Bowing to the Police State

by Ray McGovern

Is Congress aiding and abetting the creation of a police state? Recently, the chairman of the House Intelligence Committee, Pete Hoekstra, R-Mich., helped to give the CIA and NSA unprecedented police powers. By inserting a provision in the FY07 Intelligence Authorization Act, Hoekstra has undermined the existing statutory limits on involvement in domestic law enforcement. This comes after revelations in January of direct NSA involvement with the Baltimore police in order to "protect" the NSA Headquarters from Quaker protesters.
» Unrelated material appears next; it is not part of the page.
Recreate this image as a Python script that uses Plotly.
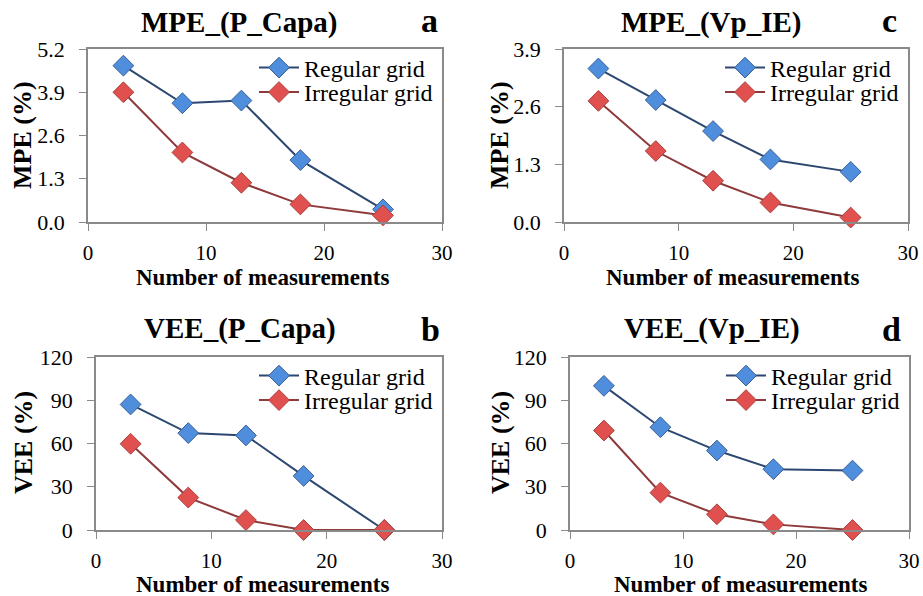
import plotly.graph_objects as go

# ---- data ----
n_meas = [3, 8, 13, 18, 25]

mpe_pcapa_regular = [4.70, 3.57, 3.65, 1.86, 0.38]
mpe_pcapa_irregular = [3.90, 2.09, 1.18, 0.53, 0.20]

mpe_vpie_regular = [3.46, 2.75, 2.05, 1.41, 1.13]
mpe_vpie_irregular = [2.73, 1.60, 0.93, 0.44, 0.10]

vee_pcapa_regular = [87.1, 67.2, 65.6, 37.5, 0.0]
vee_pcapa_irregular = [59.8, 22.5, 6.9, 0.0, 0.0]

vee_vpie_regular = [100.0, 71.3, 55.1, 42.2, 41.2]
vee_vpie_irregular = [69.0, 25.9, 10.9, 3.9, 0.0]

series_names = ["Regular grid", "Irregular grid"]
panel_titles = ["MPE_(P_Capa)", "MPE_(Vp_IE)", "VEE_(P_Capa)", "VEE_(Vp_IE)"]
panel_letters = ["a", "c", "b", "d"]
y_titles = ["MPE (%)", "MPE (%)", "VEE (%)", "VEE (%)"]
y_ranges = [[0, 5.2], [0, 3.9], [0, 120], [0, 120]]
y_dticks = [1.3, 1.3, 30, 30]
y_formats = [".1f", ".1f", "d", "d"]
x_title = "Number of measurements"

W, H = 923, 596
FONT = "Liberation Serif, Times New Roman, serif"

# panel geometry in pixels: (left, right, top, bottom)
boxes = [(88, 442, 49, 222), (564, 908, 49, 222), (96, 442, 357, 530), (570, 909, 357, 530)]
# text anchor positions in pixels
title_pos = [(240, 22), (711, 22), (240, 328), (712, 328)]
letter_pos = [(429, 0), (889, 0), (430, 309), (891, 309)]   # top of the letter box
xtitle_pos = [(262, 277), (732, 277), (262, 584), (740, 584)]
ytitle_pos = [(22, 135), (499, 135), (23, 443), (500, 443)]

panel_data = [
    (mpe_pcapa_regular, mpe_pcapa_irregular),
    (mpe_vpie_regular, mpe_vpie_irregular),
    (vee_pcapa_regular, vee_pcapa_irregular),
    (vee_vpie_regular, vee_vpie_irregular),
]

line_colors = ["#2C4770", "#8E3A3A"]
fill_colors = ["#4F8EDC", "#E0504E"]
edge_colors = ["#3A5F95", "#A8403E"]

fig = go.Figure()
layout = dict(width=W, height=H, margin=dict(l=0, r=0, t=0, b=0, autoexpand=False),
              paper_bgcolor="white", plot_bgcolor="white", showlegend=True,
              font=dict(family=FONT, color="black"))
annotations = []
axis_color = "#8A8A8A"

def px(x):
    return x / W

def py(y):
    return 1 - y / H

leg_count = 1
for i, (box, (reg, irr)) in enumerate(zip(boxes, panel_data)):
    l, r, t, b = box
    k = "" if i == 0 else str(i + 1)
    xa, ya = "x" + k, "y" + k
    for j, vals in enumerate((reg, irr)):
        leg_count += 1
        leg = "legend" + str(leg_count)
        fig.add_trace(go.Scatter(
            x=n_meas, y=vals, name=series_names[j], xaxis=xa, yaxis=ya,
            mode="lines+markers", legend=leg, cliponaxis=False, showlegend=True,
            line=dict(color=line_colors[j], width=2),
            marker=dict(symbol="diamond", size=16, color=fill_colors[j],
                        line=dict(color=edge_colors[j], width=1)),
        ))
        layout[leg] = dict(
            x=px(r - 188), y=py(t + 19 + 24.5 * j), xanchor="left", yanchor="middle",
            bgcolor="rgba(0,0,0,0)", font=dict(size=24, family=FONT),
            itemwidth=40,
        )
    layout["xaxis" + k] = dict(
        domain=[px(l), px(r)], anchor=ya, range=[0, 30], dtick=10, tick0=0,
        showline=True, linecolor=axis_color, linewidth=1.5, mirror=True, automargin=False,
        ticks="outside", ticklen=7, tickcolor=axis_color, showgrid=False,
        ticklabelstandoff=4,
        zeroline=False, tickfont=dict(size=21, family=FONT),
    )
    layout["yaxis" + k] = dict(
        domain=[py(b), py(t)], anchor=xa, range=y_ranges[i], dtick=y_dticks[i], tick0=0,
        tickformat=y_formats[i], automargin=False,
        showline=True, linecolor=axis_color, linewidth=1.5, mirror=True,
        ticks="outside", ticklen=7, tickcolor=axis_color, showgrid=False,
        ticklabelstandoff=10,
        zeroline=False, tickfont=dict(size=22, family=FONT),
    )
    annotations.append(dict(text="<b>" + panel_titles[i] + "</b>",
                            x=px(title_pos[i][0]), y=py(title_pos[i][1]),
                            xref="paper", yref="paper", showarrow=False,
                            font=dict(size=29, family=FONT), xanchor="center", yanchor="middle"))
    annotations.append(dict(text="<b>" + panel_letters[i] + "</b>",
                            x=px(letter_pos[i][0]), y=py(letter_pos[i][1]),
                            xref="paper", yref="paper", showarrow=False,
                            font=dict(size=34, family=FONT), xanchor="center", yanchor="top"))
    annotations.append(dict(text="<b>" + x_title + "</b>",
                            x=px(xtitle_pos[i][0]), y=py(xtitle_pos[i][1]),
                            xref="paper", yref="paper", showarrow=False,
                            font=dict(size=23, family=FONT), xanchor="center", yanchor="middle"))
    annotations.append(dict(text="<b>" + y_titles[i] + "</b>",
                            x=px(ytitle_pos[i][0]), y=py(ytitle_pos[i][1]),
                            xref="paper", yref="paper", showarrow=False, textangle=-90,
                            font=dict(size=26, family=FONT), xanchor="center", yanchor="middle"))

layout["annotations"] = annotations
fig.update_layout(**layout)
fig.write_html("out.html", config={"displayModeBar": False},
               post_script="document.body.style.margin='0';")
Add to this the disquieting news that the White House has been barraging the CIA with totally improper questions about the political affiliation of some of its senior intelligence officers, the ever widening use of polygraph examinations, and the FBI's admission that it acquires phone records of broadcast and print media to investigate leaks at the CIA. I, for one, am reminded of my service in the police state of the USSR, where there were no First or Fourth Amendments.

Like the proverbial frog in slowly boiling water, we have become inured to what goes on in the name of national security. Recent disclosures about increased government surveillance and illegal activities would be shocking, were it not for the prevailing outrage-fatigue brought on by a long train of abuses. But the heads of the civilian, democratically elected institutions that are supposed to be our bulwark against an encroaching police state, the ones who stand to lose their own power as well as their rights and the rights of all citizens, aren't interested in reining in the power of the intelligence establishment. To the contrary, Rep. Hoekstra and his counterpart in the Senate, Pat Roberts, R-Kan., are running the risk of whiplash as they pivot to look the other way.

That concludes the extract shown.